Pomegranate Braised Short Ribs #FoodieExtravaganza

Pomegranate braised short ribs are tender and rich with the sweet and sour sharpness of the pomegranate molasses perfectly complementing the melt-in-your-mouth beef. You'll want to eat this sauce with a spoon!


Pomegranate molasses is nothing more than pomegranate juice cooked down until it has reduced to the point of being thick and syrupy. If you can’t find any in your local grocery store, it’s easy enough to make at home. Some brands add sugar, which is not necessarily a bad thing if they don’t add too much, but you do want to make sure that the sweet doesn’t overpower the sour. Good pomegranate molasses should have a solid sour punch.

I must confess that although it seems ubiquitous in online recipes lately, I had never heard of pomegranate molasses until just a few years ago, when we moved to Egypt.

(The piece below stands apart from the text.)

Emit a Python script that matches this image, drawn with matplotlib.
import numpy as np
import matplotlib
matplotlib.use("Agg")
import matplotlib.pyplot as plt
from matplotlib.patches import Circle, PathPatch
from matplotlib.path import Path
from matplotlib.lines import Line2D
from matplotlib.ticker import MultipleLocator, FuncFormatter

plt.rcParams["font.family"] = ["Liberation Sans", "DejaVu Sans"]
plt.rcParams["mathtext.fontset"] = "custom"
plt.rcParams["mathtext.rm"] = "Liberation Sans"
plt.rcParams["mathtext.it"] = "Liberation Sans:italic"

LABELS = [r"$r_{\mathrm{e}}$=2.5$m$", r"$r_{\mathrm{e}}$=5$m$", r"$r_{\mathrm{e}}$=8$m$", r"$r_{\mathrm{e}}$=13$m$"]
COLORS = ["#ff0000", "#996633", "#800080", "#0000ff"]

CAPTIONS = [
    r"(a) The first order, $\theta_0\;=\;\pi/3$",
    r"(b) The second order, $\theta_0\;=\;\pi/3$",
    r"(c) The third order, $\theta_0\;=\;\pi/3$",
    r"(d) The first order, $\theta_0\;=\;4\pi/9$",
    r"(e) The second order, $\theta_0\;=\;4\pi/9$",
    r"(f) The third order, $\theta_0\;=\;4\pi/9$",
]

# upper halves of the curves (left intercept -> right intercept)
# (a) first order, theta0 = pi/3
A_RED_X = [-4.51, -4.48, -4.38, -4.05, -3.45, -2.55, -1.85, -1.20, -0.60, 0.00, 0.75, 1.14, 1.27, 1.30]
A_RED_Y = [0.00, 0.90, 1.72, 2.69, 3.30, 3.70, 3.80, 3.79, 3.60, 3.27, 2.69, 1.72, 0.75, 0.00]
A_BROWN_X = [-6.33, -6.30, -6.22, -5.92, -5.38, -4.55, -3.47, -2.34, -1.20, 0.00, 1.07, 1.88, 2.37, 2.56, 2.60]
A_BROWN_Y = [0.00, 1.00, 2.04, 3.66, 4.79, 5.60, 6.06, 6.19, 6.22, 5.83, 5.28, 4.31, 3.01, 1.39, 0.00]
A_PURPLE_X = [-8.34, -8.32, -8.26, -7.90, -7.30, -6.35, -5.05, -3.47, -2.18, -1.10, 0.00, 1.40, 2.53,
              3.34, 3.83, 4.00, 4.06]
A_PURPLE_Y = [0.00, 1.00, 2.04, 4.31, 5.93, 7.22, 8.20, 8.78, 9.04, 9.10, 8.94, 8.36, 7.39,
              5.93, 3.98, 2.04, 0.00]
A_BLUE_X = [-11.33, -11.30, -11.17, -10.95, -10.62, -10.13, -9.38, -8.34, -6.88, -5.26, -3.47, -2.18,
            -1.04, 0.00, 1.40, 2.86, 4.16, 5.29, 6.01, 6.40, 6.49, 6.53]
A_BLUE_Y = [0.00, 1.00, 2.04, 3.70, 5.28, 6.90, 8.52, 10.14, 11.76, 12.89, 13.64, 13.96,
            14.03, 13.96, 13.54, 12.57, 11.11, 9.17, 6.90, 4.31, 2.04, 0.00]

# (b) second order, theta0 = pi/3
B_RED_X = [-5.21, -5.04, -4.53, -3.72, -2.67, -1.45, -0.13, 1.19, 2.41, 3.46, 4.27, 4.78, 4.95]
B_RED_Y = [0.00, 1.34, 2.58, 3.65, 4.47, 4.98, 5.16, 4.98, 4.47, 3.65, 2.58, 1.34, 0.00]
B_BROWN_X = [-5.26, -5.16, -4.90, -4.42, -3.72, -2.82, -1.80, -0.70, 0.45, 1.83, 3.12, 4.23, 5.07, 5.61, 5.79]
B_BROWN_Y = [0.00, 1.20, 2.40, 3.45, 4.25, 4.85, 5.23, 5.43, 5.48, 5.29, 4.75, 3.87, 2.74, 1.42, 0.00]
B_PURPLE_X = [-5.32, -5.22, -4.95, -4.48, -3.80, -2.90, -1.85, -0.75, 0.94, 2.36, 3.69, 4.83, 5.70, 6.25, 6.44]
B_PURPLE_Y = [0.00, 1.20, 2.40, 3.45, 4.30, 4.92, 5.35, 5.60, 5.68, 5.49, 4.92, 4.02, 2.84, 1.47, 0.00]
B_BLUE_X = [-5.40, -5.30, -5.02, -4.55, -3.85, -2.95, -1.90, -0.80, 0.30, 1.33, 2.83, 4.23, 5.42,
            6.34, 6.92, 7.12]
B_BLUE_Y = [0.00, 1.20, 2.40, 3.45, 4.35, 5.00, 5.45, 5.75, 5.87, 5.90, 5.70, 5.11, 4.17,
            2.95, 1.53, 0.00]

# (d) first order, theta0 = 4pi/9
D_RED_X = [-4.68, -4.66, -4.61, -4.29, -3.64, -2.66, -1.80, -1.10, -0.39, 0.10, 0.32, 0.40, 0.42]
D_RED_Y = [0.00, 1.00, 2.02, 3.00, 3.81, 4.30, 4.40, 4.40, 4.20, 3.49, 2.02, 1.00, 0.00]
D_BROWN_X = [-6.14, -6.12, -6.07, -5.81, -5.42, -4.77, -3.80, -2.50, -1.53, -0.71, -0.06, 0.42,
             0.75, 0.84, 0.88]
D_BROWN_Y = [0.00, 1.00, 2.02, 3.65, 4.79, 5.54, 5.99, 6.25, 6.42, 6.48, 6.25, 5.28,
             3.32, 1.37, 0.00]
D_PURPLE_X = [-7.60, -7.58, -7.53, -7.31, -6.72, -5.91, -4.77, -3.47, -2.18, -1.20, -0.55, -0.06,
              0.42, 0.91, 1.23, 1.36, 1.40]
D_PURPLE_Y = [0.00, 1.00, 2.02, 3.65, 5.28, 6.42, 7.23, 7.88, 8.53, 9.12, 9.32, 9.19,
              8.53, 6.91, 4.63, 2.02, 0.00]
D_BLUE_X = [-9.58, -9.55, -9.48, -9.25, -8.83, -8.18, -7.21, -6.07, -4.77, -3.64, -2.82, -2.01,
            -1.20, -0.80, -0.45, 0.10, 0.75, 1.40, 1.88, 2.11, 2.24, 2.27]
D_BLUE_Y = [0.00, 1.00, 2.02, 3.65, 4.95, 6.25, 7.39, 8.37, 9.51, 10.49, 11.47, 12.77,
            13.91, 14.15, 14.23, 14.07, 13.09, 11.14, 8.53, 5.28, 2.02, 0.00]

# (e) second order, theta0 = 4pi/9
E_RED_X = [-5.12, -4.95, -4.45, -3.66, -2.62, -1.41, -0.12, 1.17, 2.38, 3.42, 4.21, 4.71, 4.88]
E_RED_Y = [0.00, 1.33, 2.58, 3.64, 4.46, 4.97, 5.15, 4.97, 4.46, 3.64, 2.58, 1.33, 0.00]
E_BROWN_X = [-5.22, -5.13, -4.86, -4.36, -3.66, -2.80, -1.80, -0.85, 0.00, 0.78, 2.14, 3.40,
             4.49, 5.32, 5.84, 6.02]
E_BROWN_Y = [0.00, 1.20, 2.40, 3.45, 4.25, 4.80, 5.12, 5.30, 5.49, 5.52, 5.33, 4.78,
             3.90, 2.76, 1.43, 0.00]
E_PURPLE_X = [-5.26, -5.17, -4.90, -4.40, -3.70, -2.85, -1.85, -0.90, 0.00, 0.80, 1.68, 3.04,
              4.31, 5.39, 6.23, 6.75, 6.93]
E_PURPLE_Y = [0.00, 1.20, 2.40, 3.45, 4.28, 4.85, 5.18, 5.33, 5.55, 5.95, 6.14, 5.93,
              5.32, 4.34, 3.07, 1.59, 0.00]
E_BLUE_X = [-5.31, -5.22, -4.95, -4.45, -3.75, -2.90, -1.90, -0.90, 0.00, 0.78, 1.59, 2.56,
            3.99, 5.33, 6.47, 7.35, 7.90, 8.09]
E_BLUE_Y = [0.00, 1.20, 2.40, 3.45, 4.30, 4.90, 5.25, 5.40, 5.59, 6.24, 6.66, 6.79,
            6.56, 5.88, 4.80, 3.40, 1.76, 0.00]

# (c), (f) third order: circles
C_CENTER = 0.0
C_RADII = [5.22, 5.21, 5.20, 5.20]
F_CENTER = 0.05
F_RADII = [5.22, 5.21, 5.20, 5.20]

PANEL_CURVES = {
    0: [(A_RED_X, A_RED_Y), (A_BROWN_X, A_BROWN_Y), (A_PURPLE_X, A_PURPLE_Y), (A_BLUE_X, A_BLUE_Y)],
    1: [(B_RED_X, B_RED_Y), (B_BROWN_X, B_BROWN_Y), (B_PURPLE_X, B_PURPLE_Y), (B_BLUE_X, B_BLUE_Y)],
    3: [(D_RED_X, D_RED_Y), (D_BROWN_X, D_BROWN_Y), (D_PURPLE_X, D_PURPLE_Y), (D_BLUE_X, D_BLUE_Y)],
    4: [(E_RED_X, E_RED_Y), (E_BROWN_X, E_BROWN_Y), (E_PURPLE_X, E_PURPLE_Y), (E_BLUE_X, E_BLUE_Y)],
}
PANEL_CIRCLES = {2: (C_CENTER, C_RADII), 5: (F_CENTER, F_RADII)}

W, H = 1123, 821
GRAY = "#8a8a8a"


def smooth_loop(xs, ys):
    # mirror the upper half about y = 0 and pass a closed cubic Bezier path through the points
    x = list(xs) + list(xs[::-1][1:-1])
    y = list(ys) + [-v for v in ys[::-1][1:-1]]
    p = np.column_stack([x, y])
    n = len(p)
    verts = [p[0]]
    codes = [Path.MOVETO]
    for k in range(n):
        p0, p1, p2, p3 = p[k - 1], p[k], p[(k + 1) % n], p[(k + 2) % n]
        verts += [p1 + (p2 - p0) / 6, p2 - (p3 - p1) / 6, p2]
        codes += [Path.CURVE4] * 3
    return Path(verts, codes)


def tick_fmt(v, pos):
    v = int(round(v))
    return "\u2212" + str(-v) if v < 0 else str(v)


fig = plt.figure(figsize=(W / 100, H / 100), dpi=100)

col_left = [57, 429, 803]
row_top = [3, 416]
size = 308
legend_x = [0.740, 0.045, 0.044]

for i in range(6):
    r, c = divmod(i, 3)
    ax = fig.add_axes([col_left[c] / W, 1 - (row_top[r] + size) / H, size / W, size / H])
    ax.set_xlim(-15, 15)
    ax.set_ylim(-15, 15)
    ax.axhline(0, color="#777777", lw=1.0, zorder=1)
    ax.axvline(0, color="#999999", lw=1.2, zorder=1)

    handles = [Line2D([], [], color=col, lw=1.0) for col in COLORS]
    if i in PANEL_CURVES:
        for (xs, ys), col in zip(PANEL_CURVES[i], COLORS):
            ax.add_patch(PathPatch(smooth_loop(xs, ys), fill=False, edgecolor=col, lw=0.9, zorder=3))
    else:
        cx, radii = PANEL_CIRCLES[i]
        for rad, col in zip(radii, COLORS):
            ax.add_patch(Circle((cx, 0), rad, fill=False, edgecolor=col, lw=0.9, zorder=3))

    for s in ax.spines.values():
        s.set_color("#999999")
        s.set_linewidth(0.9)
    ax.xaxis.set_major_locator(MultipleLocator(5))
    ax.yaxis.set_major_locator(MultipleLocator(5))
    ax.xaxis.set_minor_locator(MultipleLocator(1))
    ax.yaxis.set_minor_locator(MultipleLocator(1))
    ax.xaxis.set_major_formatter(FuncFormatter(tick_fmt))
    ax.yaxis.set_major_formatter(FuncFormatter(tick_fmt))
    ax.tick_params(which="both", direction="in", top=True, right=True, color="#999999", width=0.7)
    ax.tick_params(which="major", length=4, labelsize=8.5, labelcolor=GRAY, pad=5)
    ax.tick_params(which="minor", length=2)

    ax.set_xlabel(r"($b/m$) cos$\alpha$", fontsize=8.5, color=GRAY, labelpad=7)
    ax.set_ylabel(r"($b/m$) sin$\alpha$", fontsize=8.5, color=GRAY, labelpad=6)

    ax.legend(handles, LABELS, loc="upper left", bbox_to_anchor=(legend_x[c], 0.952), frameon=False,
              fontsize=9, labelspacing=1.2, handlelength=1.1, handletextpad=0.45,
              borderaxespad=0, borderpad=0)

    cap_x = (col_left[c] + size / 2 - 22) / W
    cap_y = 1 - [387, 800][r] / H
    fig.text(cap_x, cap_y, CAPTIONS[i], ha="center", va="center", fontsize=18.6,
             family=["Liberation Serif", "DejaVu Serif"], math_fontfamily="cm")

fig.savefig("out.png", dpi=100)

They have a fabulous dish made with chicken livers, well seasoned with ground spices and quick fried till still pink inside. Just near the end of cooking time, pomegranate molasses is added to the hot pan. It dries up quickly in the high heat and coats the chicken livers with a sticky slick of sweet and sour. Divine. And now I’ve made myself hungry for those again!

Unlike the chicken livers, pomegranate braised short ribs are cooked long and slow, in a lovely mixture of pomegranate molasses, beef stock and fresh rosemary. The succulent rib meat absorbs the flavors of the liquids and releases its own meaty juices into the resulting savory sauce. Serve this over a bed of fluffy couscous, sprinkled with extra pomegranate arils and some chopped cilantro for pop and a fresh bright finish.

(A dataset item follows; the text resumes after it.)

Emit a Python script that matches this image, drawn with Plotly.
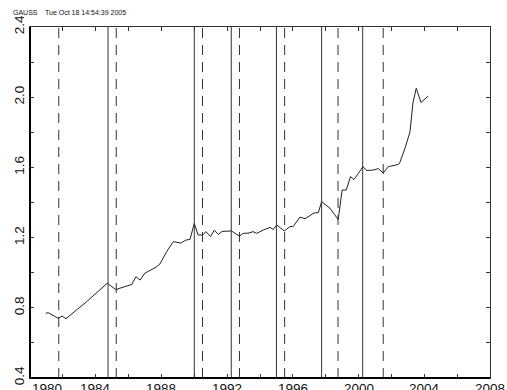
import plotly.graph_objects as go

# ---- data ----
years = [1980.96, 1981.11, 1981.72, 1981.95, 1982.19, 1983.45, 1984.70, 1985.22, 1985.89, 1986.19,
         1986.45, 1986.70, 1987.00, 1987.30, 1987.67, 1987.91, 1988.32, 1988.72, 1988.95, 1989.19,
         1989.49, 1989.74, 1990.00, 1990.23, 1990.51, 1990.71, 1990.99, 1991.22, 1991.46, 1991.69,
         1992.26, 1992.74, 1992.98, 1993.33, 1993.57, 1993.80, 1994.20, 1994.61, 1994.81, 1995.02,
         1995.48, 1995.82, 1996.03, 1996.43, 1996.74, 1997.29, 1997.55, 1997.75, 1998.26, 1998.76,
         1999.00, 1999.25, 1999.51, 1999.72, 1999.99, 2000.26, 2000.51, 2000.89, 2001.20, 2001.50,
         2001.81, 2002.15, 2002.43, 2002.52, 2002.82, 2003.13, 2003.31, 2003.51, 2003.80, 2004.24]
values = [0.769, 0.772, 0.740, 0.753, 0.738, 0.835, 0.940, 0.904, 0.924, 0.933,
          0.977, 0.958, 0.998, 1.015, 1.031, 1.050, 1.120, 1.177, 1.175, 1.169,
          1.186, 1.190, 1.281, 1.215, 1.215, 1.234, 1.206, 1.243, 1.218, 1.235,
          1.238, 1.209, 1.224, 1.226, 1.234, 1.224, 1.243, 1.258, 1.246, 1.272,
          1.238, 1.262, 1.264, 1.317, 1.308, 1.340, 1.342, 1.405, 1.367, 1.303,
          1.471, 1.471, 1.548, 1.531, 1.566, 1.604, 1.582, 1.585, 1.593, 1.568,
          1.604, 1.610, 1.617, 1.630, 1.708, 1.802, 1.967, 2.051, 1.970, 2.007]

solid_dates = [1984.75, 1990.0, 1992.25, 1995.0, 1997.75, 2000.25]
dashed_dates = [1981.75, 1985.25, 1990.5, 1992.75, 1995.5, 1998.75, 2001.5]

x_tick_vals = list(range(1980, 2009, 2))
x_label_vals = [1980, 1984, 1988, 1992, 1996, 2000, 2004, 2008]
y_tick_vals = [0.4, 0.6, 0.8, 1.0, 1.2, 1.4, 1.6, 1.8, 2.0, 2.2, 2.4]
y_tick_text = ["0.4", "", "0.8", "", "1.2", "", "1.6", "", "2.0", "", "2.4"]

header_left = "GAUSS"
header_right = "Tue Oct 18 14:54:39 2005"

FONT = "Liberation Sans, Arial, sans-serif"

fig = go.Figure()
fig.add_trace(go.Scatter(x=years, y=values, mode="lines",
                         line=dict(color="#222222", width=1), showlegend=False,
                         hoverinfo="skip"))

shapes = []
for d in solid_dates:
    shapes.append(dict(type="line", xref="x", yref="paper", x0=d, x1=d, y0=0, y1=1,
                       line=dict(color="#333333", width=1)))
for d in dashed_dates:
    shapes.append(dict(type="line", xref="x", yref="paper", x0=d, x1=d, y0=0, y1=1,
                       line=dict(color="#333333", width=1, dash="10px,7px")))
# thicker left & bottom frame
shapes.append(dict(type="line", xref="paper", yref="paper", x0=0, x1=0, y0=0, y1=1,
                   line=dict(color="black", width=2)))
shapes.append(dict(type="line", xref="paper", yref="paper", x0=0, x1=1, y0=0, y1=0,
                   line=dict(color="black", width=2)))

annotations = []
for v in x_label_vals:
    annotations.append(dict(x=v, y=-0.004, xref="x", yref="paper", text=str(v),
                            showarrow=False, xanchor="left" if v == 1980 else "center",
                            yanchor="top", font=dict(family=FONT, size=13.5, color="#111")))
annotations.append(dict(x=-0.0413, y=1.0427, xref="paper", yref="paper", text=header_left,
                        showarrow=False, xanchor="left", yanchor="middle",
                        font=dict(family=FONT, size=7, color="#111")))
annotations.append(dict(x=(43 - 30) / 460, y=1.0427, xref="paper", yref="paper", text=header_right,
                        showarrow=False, xanchor="left", yanchor="middle",
                        font=dict(family=FONT, size=7, color="#111")))

fig.update_layout(
    width=507, height=390,
    margin=dict(l=30, r=17, t=27, b=12),
    paper_bgcolor="white", plot_bgcolor="white",
    shapes=shapes, annotations=annotations,
    xaxis=dict(range=[1980, 2008], tickvals=x_tick_vals, showticklabels=False,
               ticks="inside", ticklen=4, tickcolor="#333", showline=True, linecolor="#333",
               linewidth=1, mirror="ticks", showgrid=False, zeroline=False, automargin=False),
    yaxis=dict(range=[0.4, 2.4], tickvals=y_tick_vals, ticktext=y_tick_text, tickangle=-90,
               ticks="inside", ticklen=4, tickcolor="#333", showline=True, linecolor="#333",
               linewidth=1, mirror="ticks", showgrid=False, zeroline=False, automargin=False,
               tickfont=dict(family=FONT, size=13.5, color="#111")),
)

fig.write_html("out.html", config={"displayModeBar": False},
               post_script="document.body.style.margin='0';document.body.style.overflow='hidden';")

Pomegranate Braised Short Ribs


Ingredients – to serve four
2 lbs or about 900g beef short ribs, cut in four pieces
Fine sea salt
Freshly ground black pepper
13 1/4 oz or 375g small onions, peeled (see tip below) or substitute chopped onions
1 cup or 240ml beef stock
1/2 cup or 120ml pomegranate molasses
3-4 small sprigs fresh rosemary
2 medium carrots, peeled and cut in short pieces

To serve:
Small bunch cilantro, chopped
Some pomegranate arils
Couscous – check out my easy instructions here.

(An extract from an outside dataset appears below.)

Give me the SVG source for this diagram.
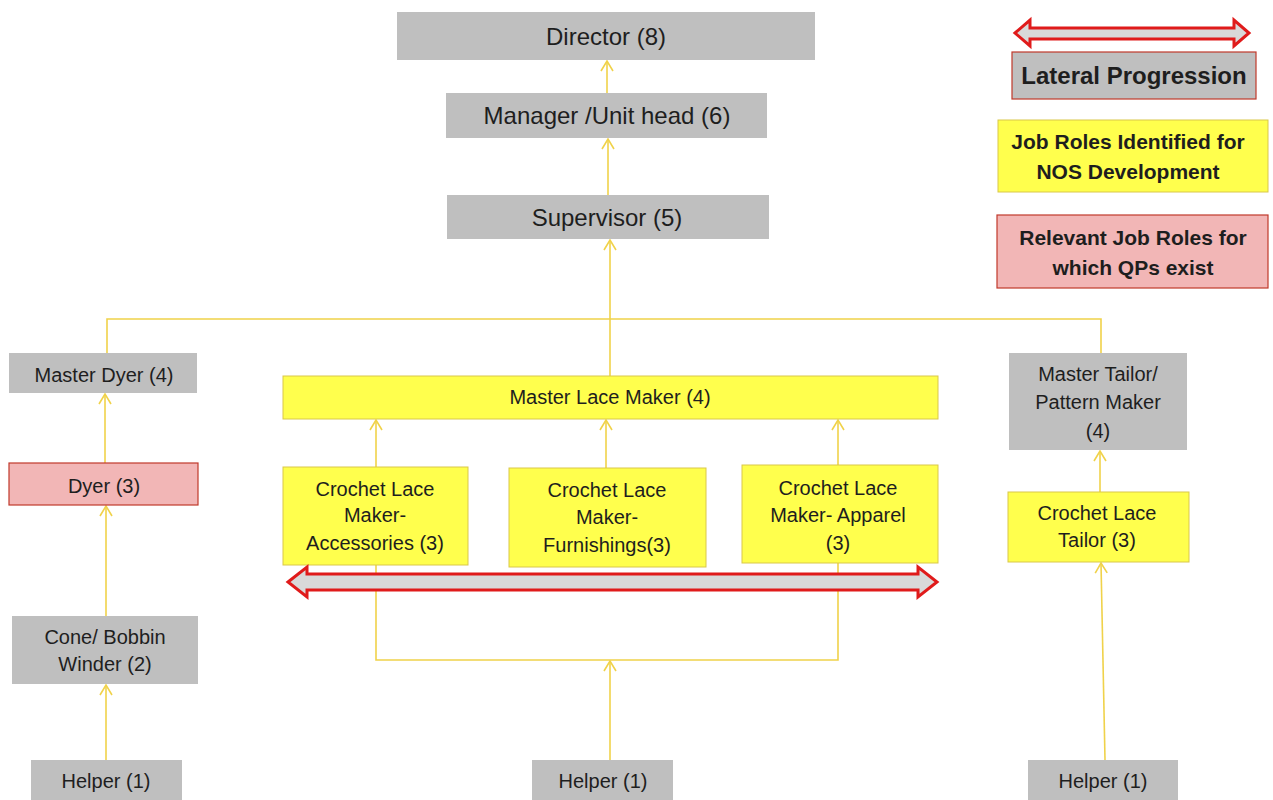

Tip: To peel small or pearl onions, bring a pot of water to the boil. Add the onions and boil for 1-2 minutes. Drain the pot and put the onions in a bowl of cold water and ice to stop the cooking process. Drain again. Cut the ends off of the onions with a sharp knife and squeeze them out of their skins.

Method
Season the short ribs liberally with the salt and pepper. Heat a large pan (that has a tight-fitting lid) over a medium high fire and sear the short ribs on all sides until lovely and golden, starting with the side with the most fat. This will render that fat, helping all of the sides to brown. (If your short ribs don't have much fat, you can add in a little canola or olive oil.)


Remove the ribs from the pan. Add the peeled onions with a splash of the beef stock and sauté them for a minute or two, loosening up the sticky stuff on the pot from the ribs.


Pour in the pomegranate molasses and stir. Put the ribs back in the pot and spoon the pomegranate molasses over them to coat.


Tuck in the rosemary sprigs and pour in the rest of the beef stock. Cover the pot and simmer until the beef short ribs are tender, about 1 1/2 hours, check the liquid level occasionally, adding a little water if necessary.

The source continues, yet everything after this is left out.